Windhoek-The US Ambassador to Namibia, Thomas Daughton, this week said the US President’s Emergency Plan for AIDS Relief (PEPFAR) would programme additional funds directly for HIV prevention and treatment for adolescent girls and young women in Namibia.
“These additional resources will support evidence-based interventions that are more directly and immediately linked to reducing HIV acquisition by adolescent girls and young women,” said Daughton.
He further said the interventions would include post-violence care, optimized HIV testing services, PrEP (pre-exposure prophylaxis) and effective, youth-friendly sexual and reproductive health services.

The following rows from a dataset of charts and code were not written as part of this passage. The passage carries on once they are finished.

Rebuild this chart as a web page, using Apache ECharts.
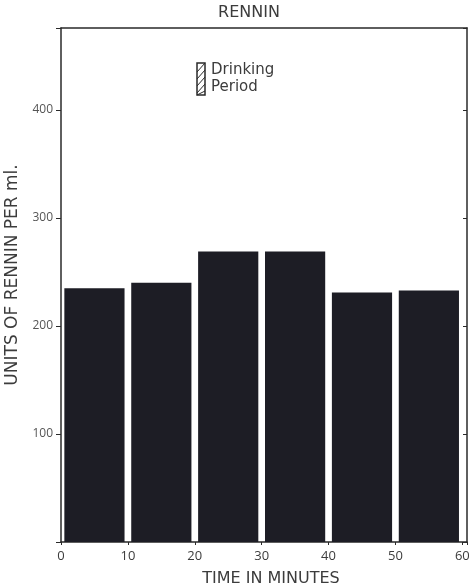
<!DOCTYPE html>
<html>
<head>
<meta charset="utf-8">
<script src="https://cdn.jsdelivr.net/npm/echarts@6/dist/echarts.min.js"></script>
<style>
html,body{margin:0;padding:0;background:#fff;}
#chart{width:474px;height:587px;}
</style>
</head>
<body>
<div id="chart"></div>
<script>
const binStart = [0, 10, 20, 30, 40, 50];
const binEnd = [10, 20, 30, 40, 50, 60];
const rennin = [235, 240, 269, 269, 231, 233];
const xTicks = [0, 10, 20, 30, 40, 50, 60];
const yTicks = [100, 200, 300, 400];
const titleText = 'RENNIN';
const xTitle = 'TIME IN MINUTES';
const yTitle = 'UNITS OF RENNIN PER ml.';
const legendLines = ['Drinking', 'Period'];

const FONT = '"Open Sans", "DejaVu Sans", sans-serif';
const WIDE = '"DejaVu Sans", sans-serif';
const TXT = '#3c3c3c';
const LINE = '#2a2a2a';

const data = binStart.map((s, i) => [s, binEnd[i], rennin[i]]);

const chart = echarts.init(document.getElementById('chart'), null, {renderer: 'canvas'});

const hatchLines = [];
for (let k = 0; k < 5; k++) {
  const y0 = 63 + k * 7;
  hatchLines.push({
    type: 'line',
    shape: {x1: 197, y1: Math.min(95, y0 + 9), x2: 205, y2: y0},
    style: {stroke: LINE, lineWidth: 1}
  });
}

chart.setOption({
  animation: false,
  backgroundColor: '#ffffff',
  grid: {left: 61, right: 7, top: 28, bottom: 45, containLabel: false, outerBoundsMode: 'none'},
  xAxis: [{
    type: 'value', min: 0, max: 60.7, interval: 10,
    axisLine: {show: true, lineStyle: {color: LINE, width: 1.5}},
    axisTick: {show: true, length: 3, lineStyle: {color: LINE}},
    splitLine: {show: false},
    axisLabel: {
      color: TXT, fontFamily: FONT, fontSize: 13, margin: 8,
      formatter: v => (xTicks.indexOf(v) >= 0 ? String(v) : '')
    },
    name: xTitle, nameLocation: 'middle', nameGap: 29,
    nameTextStyle: {color: TXT, fontFamily: WIDE, fontSize: 16, padding: [0, 0, 0, 14]}
  }, {
    type: 'value', position: 'top', min: 0, max: 60.7,
    axisLine: {show: true, onZero: false, lineStyle: {color: LINE, width: 1.5}},
    axisTick: {show: false}, axisLabel: {show: false}, splitLine: {show: false}
  }],
  yAxis: [{
    type: 'value', min: 0, max: 476, interval: 100,
    axisLine: {show: true, lineStyle: {color: LINE, width: 1.5}},
    axisTick: {show: true, length: 5, lineStyle: {color: LINE}},
    splitLine: {show: false},
    axisLabel: {
      color: '#555', fontFamily: FONT, fontSize: 12, margin: 8,
      formatter: v => (yTicks.indexOf(v) >= 0 ? String(v) : '')
    }
  }, {
    type: 'value', position: 'right', min: 0, max: 476, interval: 100,
    axisLine: {show: true, onZero: false, lineStyle: {color: LINE, width: 1.5}},
    axisTick: {show: true, inside: true, length: 4, lineStyle: {color: LINE}},
    axisLabel: {show: false}, splitLine: {show: false}
  }],
  series: [{
    type: 'custom',
    xAxisIndex: 0, yAxisIndex: 0,
    data: data,
    encode: {x: [0, 1], y: 2},
    renderItem: function (params, api) {
      const pad = 0.5;
      const p0 = api.coord([api.value(0) + pad, api.value(2)]);
      const p1 = api.coord([api.value(1) - pad, 0]);
      return {
        type: 'rect',
        shape: {x: p0[0], y: p0[1], width: p1[0] - p0[0], height: p1[1] - p0[1]},
        style: {fill: '#1d1d25'}
      };
    }
  }],
  graphic: [
    {type: 'text', x: 249, y: 13, style: {text: titleText, fill: TXT, font: '16px ' + WIDE, align: 'center', verticalAlign: 'middle'}},
    {type: 'text', x: 13, y: 275, rotation: Math.PI / 2,
      style: {text: yTitle, fill: TXT, font: '17px ' + WIDE, align: 'center', verticalAlign: 'middle'}},
    {type: 'rect', shape: {x: 197, y: 63, width: 8, height: 32}, style: {fill: 'none', stroke: LINE, lineWidth: 1.5}},
    ...hatchLines,
    {type: 'text', x: 211, y: 70, style: {text: legendLines[0], fill: TXT, font: '15px ' + WIDE, verticalAlign: 'middle'}},
    {type: 'text', x: 211, y: 87, style: {text: legendLines[1], fill: TXT, font: '15px ' + WIDE, verticalAlign: 'middle'}}
  ]
});
</script>
</body>
</html>
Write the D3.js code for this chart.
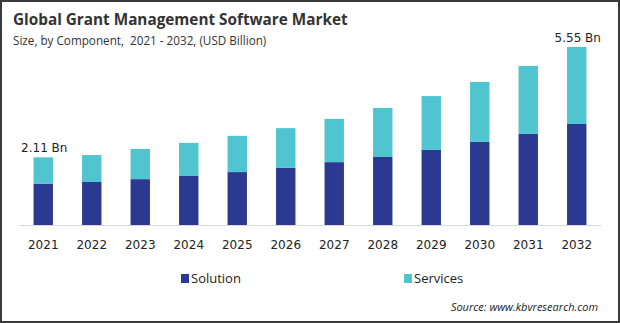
<!DOCTYPE html>
<html><head><meta charset="utf-8">
<script src="https://cdn.jsdelivr.net/npm/d3@7"></script>
<style>html,body{margin:0;padding:0;background:#fff;}svg{display:block;}text{white-space:pre;}</style>
</head><body>
<script>
const years = ["2021","2022","2023","2024","2025","2026","2027","2028","2029","2030","2031","2032"];
const solution = [1.29,1.34,1.43,1.53,1.65,1.78,1.96,2.12,2.34,2.59,2.84,3.15];
const services = [0.82,0.84,0.94,1.03,1.13,1.24,1.35,1.53,1.68,1.87,2.12,2.40];
const seriesNames = ["Solution","Services"];
const colors = ["#2b3990","#50c4cf"];
const endLabels = [{year:"2021", text:"2.11 Bn", total:2.11},{year:"2032", text:"5.55 Bn", total:5.55}];

const W=620,H=323;
const svg=d3.select("body").append("svg").attr("width",W).attr("height",H);
svg.append("rect").attr("x",1).attr("y",1).attr("width",W-2).attr("height",H-2)
  .attr("fill","#fff").attr("stroke","#3a3a3a").attr("stroke-width",2);

svg.append("text").attr("x",13).attr("y",25).text("Global Grant Management Software Market")
  .attr("font-family","Open Sans").attr("font-weight","bold").attr("font-size",15.3).attr("fill","#333");
svg.append("text").attr("x",13).attr("y",45).text("Size, by Component,  2021 - 2032, (USD Billion)")
  .attr("font-family","Open Sans").attr("font-size",11.7).attr("fill","#333");

const x=d3.scaleBand().domain(years).range([19,601]).paddingInner(0.6).paddingOuter(0.3);
const y=d3.scaleLinear().domain([0,5.55]).range([225,47]);

const data=years.map((yr,i)=>({year:yr,Solution:solution[i],Services:services[i]}));
const stack=d3.stack().keys(seriesNames)(data);

svg.append("g").selectAll("g").data(stack).join("g").attr("fill",(d,i)=>colors[i])
  .selectAll("rect").data(d=>d).join("rect")
  .attr("x",d=>x(d.data.year)).attr("width",x.bandwidth())
  .attr("y",d=>y(d[1])).attr("height",d=>y(d[0])-y(d[1]));

const ax=svg.append("g").attr("transform","translate(0,225)")
  .call(d3.axisBottom(x).tickSize(0).tickPadding(15));
ax.select(".domain").attr("stroke","#d9d9d9").attr("stroke-width",1.2);
ax.selectAll("text").attr("font-family","DejaVu Sans").attr("font-size",12).attr("fill","#222");

svg.selectAll(".endlab").data(endLabels).join("text")
  .attr("x",d=>x(d.year)+x.bandwidth()/2+1).attr("y",d=>y(d.total)-5)
  .attr("text-anchor","middle").attr("font-family","DejaVu Sans").attr("font-size",12).attr("fill","#222")
  .text(d=>d.text);

const legX=[181,404];
const lg=svg.append("g").selectAll("g").data(seriesNames).join("g")
  .attr("transform",(d,i)=>`translate(${legX[i]},274)`);
lg.append("rect").attr("width",8).attr("height",9).attr("fill",(d,i)=>colors[i]);
lg.append("text").attr("x",10).attr("y",9).text(d=>d)
  .attr("font-family","Open Sans").attr("font-size",13).attr("fill","#222");

svg.append("text").attr("x",598).attr("y",311).attr("text-anchor","end")
  .text("Source: www.kbvresearch.com").attr("font-family","Open Sans").attr("font-style","italic")
  .attr("font-size",11).attr("fill","#222");
</script>
</body></html>
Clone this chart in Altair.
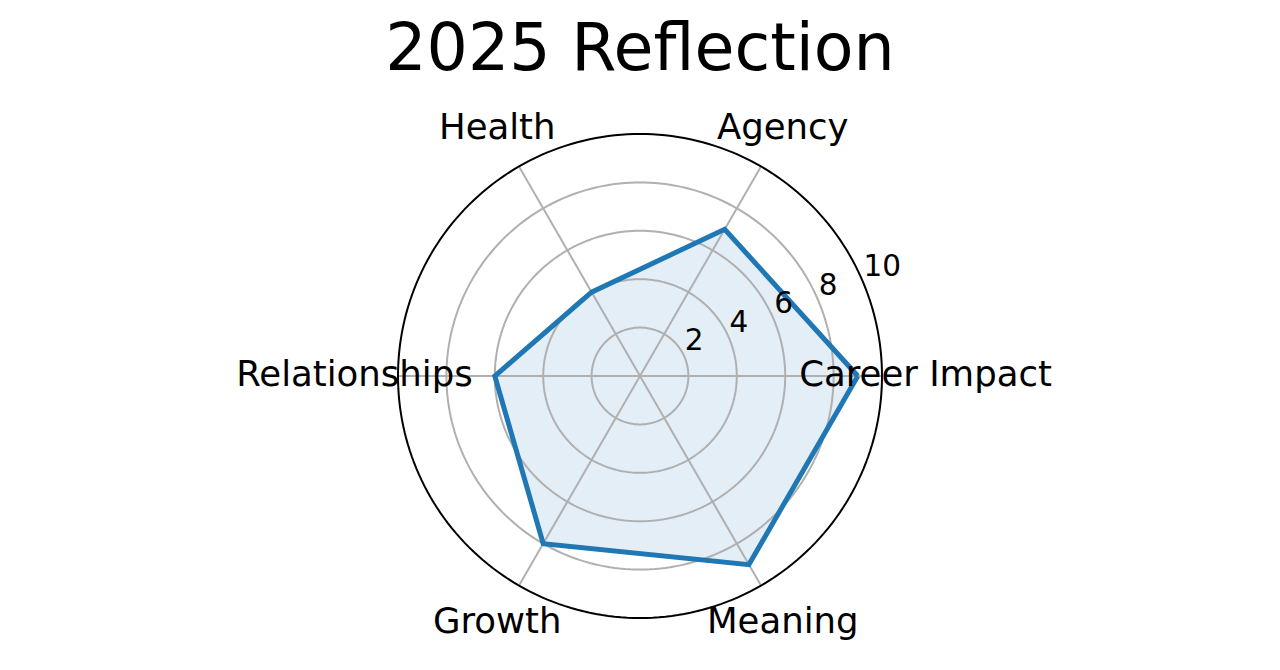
import numpy as np
import pandas as pd
import altair as alt

# Scores for each life area (0-10 scale)
categories = ["Career Impact", "Agency", "Health", "Relationships", "Growth", "Meaning"]
scores = [9, 7, 4, 6, 8, 9]
radial_ticks = [2, 4, 6, 8, 10]
title_text = "2025 Reflection"

R_MAX = 10
LABEL_R = 11.8
TICK_ANGLE = np.deg2rad(22.5)
SIZE = 484
FONT = "DejaVu Sans"

n = len(categories)
angles = np.arange(n) * 2 * np.pi / n

# Closed polygon for the scores
poly = pd.DataFrame({
    "category": categories + [categories[0]],
    "score": scores + [scores[0]],
    "angle": list(angles) + [angles[0]],
})
poly["order"] = range(len(poly))
poly["x"] = poly["score"] * np.cos(poly["angle"])
poly["y"] = poly["score"] * np.sin(poly["angle"])

# Spokes from the centre to the outer ring
spokes = pd.DataFrame({"angle": angles})
spokes["x"] = 0.0
spokes["y"] = 0.0
spokes["x2"] = R_MAX * np.cos(spokes["angle"])
spokes["y2"] = R_MAX * np.sin(spokes["angle"])

# Category labels just outside the outer ring
labels = pd.DataFrame({"category": categories, "angle": angles})
labels["x"] = LABEL_R * np.cos(labels["angle"])
labels["y"] = LABEL_R * np.sin(labels["angle"])

# Concentric rings for the radial ticks
t = np.linspace(0, 2 * np.pi, 241)
rings = pd.concat([
    pd.DataFrame({"r": r, "i": range(len(t)),
                  "x": r * np.cos(t), "y": r * np.sin(t)})
    for r in radial_ticks
])

tick_df = pd.DataFrame({"r": radial_ticks})
tick_df["label"] = tick_df["r"].astype(str)
tick_df["x"] = tick_df["r"] * np.cos(TICK_ANGLE)
tick_df["y"] = tick_df["r"] * np.sin(TICK_ANGLE)

xs = alt.Scale(domain=[-R_MAX, R_MAX], nice=False, zero=False)
ys = alt.Scale(domain=[-R_MAX, R_MAX], nice=False, zero=False)
X = alt.X("x:Q", scale=xs, axis=None)
Y = alt.Y("y:Q", scale=ys, axis=None)

fill = alt.Chart(poly).mark_line(
    fill="#1f77b4", fillOpacity=0.12, strokeOpacity=0
).encode(x=X, y=Y, order="order:Q")

grid_rings = alt.Chart(rings).transform_filter(
    alt.datum.r < R_MAX
).mark_line(color="#b0b0b0", strokeWidth=2).encode(
    x=X, y=Y, detail="r:N", order="i:Q"
)

spoke_lines = alt.Chart(spokes).mark_rule(color="#b0b0b0", strokeWidth=2).encode(
    x=X, y=Y, x2="x2:Q", y2="y2:Q"
)

outer = alt.Chart(rings).transform_filter(
    alt.datum.r == R_MAX
).mark_line(color="black", strokeWidth=2).encode(x=X, y=Y, order="i:Q")

outline = alt.Chart(poly).mark_line(
    color="#1f77b4", strokeWidth=5, strokeJoin="miter"
).encode(x=X, y=Y, order="order:Q")

cat_text = alt.Chart(labels).mark_text(
    font=FONT, fontSize=35.5, align="center", baseline="middle", dy=-1,
    color="black"
).encode(x=X, y=Y, text="category:N")

tick_text = alt.Chart(tick_df).mark_text(
    font=FONT, fontSize=29.5, align="left", baseline="alphabetic",
    dy=-7, color="black"
).encode(x=X, y=Y, text="label:N")

title = alt.Chart(pd.DataFrame({"t": [title_text]})).mark_text(
    font=FONT, fontSize=65, align="center", baseline="alphabetic", color="black"
).encode(x=alt.value(SIZE / 2), y=alt.value(-64), text="t:N")

chart = alt.layer(
    fill, grid_rings, spoke_lines, outline, outer, cat_text, tick_text, title
).properties(
    width=SIZE,
    height=SIZE,
    autosize=alt.AutoSizeParams(type="none"),
    padding={"left": 398, "top": 134, "right": 398, "bottom": 52},
    background="white",
).configure_view(stroke=None)

chart.save("out.html", embed_options={"renderer": "svg", "actions": False})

“As PEPFAR works to support the Namibian government and civil society in reaching young people, we want to draw experiences from efforts in other countries. That’s why, last year we supported a team of experts from the Ministry of Health and Social Services and civil society groups to travel to South Africa to learn from some of the best practices implemented there to avert new HIV infections in adolescents and young women,” further stated Daughton.
“The team saw for themselves how the South African government has included the preventative use of antiretroviral drugs as one method to avert HIV infection among young people, especially those who are at substantial risk of acquiring the virus,” Daughton noted.
“We need to find ways to reach adolescent girls and young women with evidence-based prevention programmes. We need to ensure that young girls remain HIV negative through a holistic approach that includes helping them stay in school, educating them on the risks of HIV and how it is transmitted, and ultimately, empowering young women to make safe choices,” said Daughton.
He spoke at the Eastern and Southern Africa regional consultation on HIV prevention and sexual reproductive health and rights for adolescent girls and young women.
Professor Sheila Tlou, the UNAIDS (Eastern and Southern Africa) regional representative, who spoke at the same occasion, added that the Eastern and Southern Africa region is not doing well when it comes to preventing HIV.
“In terms of prevention of mother to child transmission of HIV we are all aware of the need for prevention. There should be no more new slogans and rhetoric. What we have is enough. We are going to work now,” said Tlou. The three-day meeting ends today.